On Mondays the cook makes a big meal so the leftovers can be served if there are large crowds during the week. The café always has food, Backus said.

Meek said the disparities in numbers usually depend on the day of the month and when patrons of the café get paid.

“When they have money of their own, sometimes they buy a meal for themselves (somewhere else),” Meek said.

She said the meals served at the café are “very balanced” with a fruit, vegetable, meat, bread and milk. The meals are also home-cooked.

“We don’t just get stuff and make it up out of a box,” she said.

Meek and Backus have received a lot of help from throughout the community over the past two years the café has been operating. Thursday, the café had a new volunteer, who is a certified food service manager, making meatloaf, mashed potatoes, carrot salad and rolls.

Leroy Whit said he has “a lot of time on his hands,” so he decided to give cooking for low-income families a try. Having lived on the streets 30 years ago, Whit said he has an interest in helping kids in similar situations and has previously volunteered with Love Inc.

“I enjoy doing what I do, cooking, and I enjoy working with kids,” Whit said.

Backus said the café has a strong core group of volunteers, but “could always use cooks.” Backus is moving to Texas in a few weeks to be with his family, and he also needs volunteers to take over the maintenance work.

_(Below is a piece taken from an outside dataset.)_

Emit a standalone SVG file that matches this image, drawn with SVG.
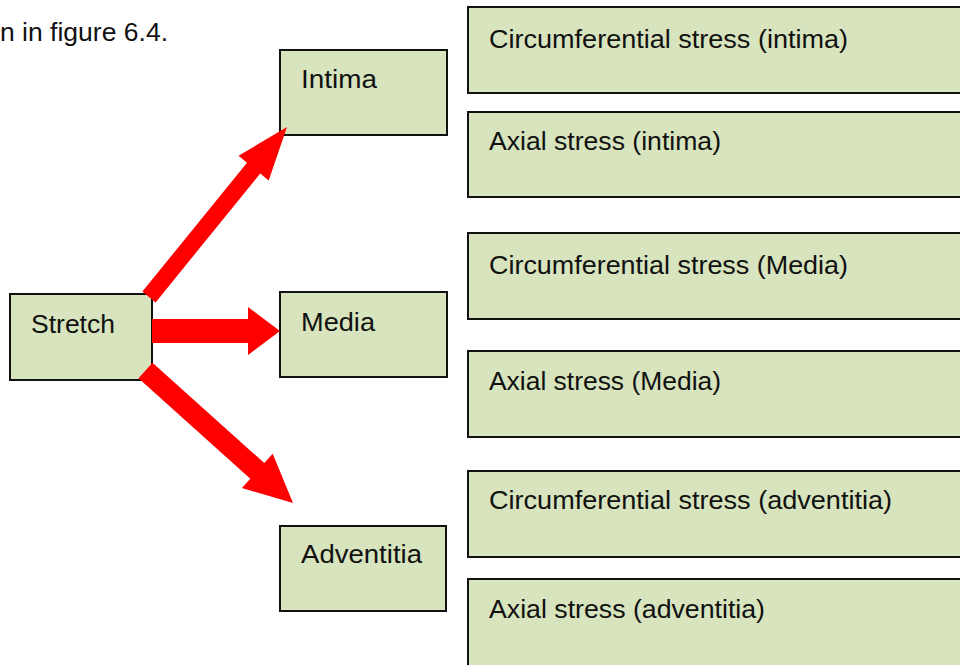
<svg xmlns="http://www.w3.org/2000/svg" width="960" height="665" viewBox="0 0 960 665">
  <style>
    .box { fill: #d7e4bd; stroke: #111; stroke-width: 2; }
    .lbl { font-family: "Liberation Sans", Arial, sans-serif; font-size: 26px; fill: #111; }
    .arrow { fill: #ff0000; }
  </style>
  <rect width="960" height="665" fill="#ffffff"/>

  <text class="lbl" x="0" y="41" textLength="168" lengthAdjust="spacingAndGlyphs">n in figure 6.4.</text>

  <!-- right-hand stress boxes -->
  <g id="circ-intima">
    <rect class="box" x="468" y="7" width="500" height="86"/>
    <text class="lbl" x="489" y="48" textLength="359" lengthAdjust="spacingAndGlyphs">Circumferential stress (intima)</text>
  </g>
  <g id="axial-intima">
    <rect class="box" x="468" y="112" width="500" height="85"/>
    <text class="lbl" x="489" y="150" textLength="232" lengthAdjust="spacingAndGlyphs">Axial stress (intima)</text>
  </g>
  <g id="circ-media">
    <rect class="box" x="468" y="233" width="500" height="86"/>
    <text class="lbl" x="489" y="274" textLength="359" lengthAdjust="spacingAndGlyphs">Circumferential stress (Media)</text>
  </g>
  <g id="axial-media">
    <rect class="box" x="468" y="351" width="500" height="86"/>
    <text class="lbl" x="489" y="390" textLength="232" lengthAdjust="spacingAndGlyphs">Axial stress (Media)</text>
  </g>
  <g id="circ-adventitia">
    <rect class="box" x="468" y="471" width="500" height="86"/>
    <text class="lbl" x="489" y="509" textLength="403" lengthAdjust="spacingAndGlyphs">Circumferential stress (adventitia)</text>
  </g>
  <g id="axial-adventitia">
    <rect class="box" x="468" y="579" width="500" height="100"/>
    <text class="lbl" x="489" y="618" textLength="276" lengthAdjust="spacingAndGlyphs">Axial stress (adventitia)</text>
  </g>

  <!-- layer boxes -->
  <g id="intima">
    <rect class="box" x="280" y="50" width="167" height="85"/>
    <text class="lbl" x="301" y="88" textLength="76" lengthAdjust="spacingAndGlyphs">Intima</text>
  </g>
  <g id="media">
    <rect class="box" x="280" y="292" width="167" height="85"/>
    <text class="lbl" x="301" y="331" textLength="74" lengthAdjust="spacingAndGlyphs">Media</text>
  </g>
  <g id="adventitia">
    <rect class="box" x="280" y="526" width="166" height="85"/>
    <text class="lbl" x="301" y="563" textLength="121" lengthAdjust="spacingAndGlyphs">Adventitia</text>
  </g>

  <g id="stretch">
    <rect class="box" x="10" y="294" width="142" height="86"/>
    <text class="lbl" x="31" y="333" textLength="84" lengthAdjust="spacingAndGlyphs">Stretch</text>
  </g>

  <!-- block arrows from Stretch to each layer -->
  <g id="connectors">
    <polygon class="arrow" points="142.4,291.6 247,162.7 238.5,155.8 287,127 268.7,180.4 260.2,173.5 155.6,302.4"/>
    <polygon class="arrow" points="152,319 248,319 248,307 280,331 248,355 248,343 152,343"/>
    <polygon class="arrow" points="138.5,378.3 250.3,478.7 241.9,488 293,503 272.7,453.8 264.3,463.1 152.5,362.7"/>
  </g>
</svg>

Even though there is a demand for the low-priced meals, the café’s future is still unclear. The landlord is looking to sell the building, and then it will be up to the new owner whether or not The Way Café will be allowed to continue to serve. Meek said it’s the best location the organizers have found because people can walk to the café.

Backus said as a “last resort” volunteers could serve from First Baptist Church of Kenai, as they did when the café first started, but the church isn’t in a convenient location.

“We’re hoping (the buyer) will be someone that will consider letting us stay (here) and feed the children as long as they come in,” Meek said.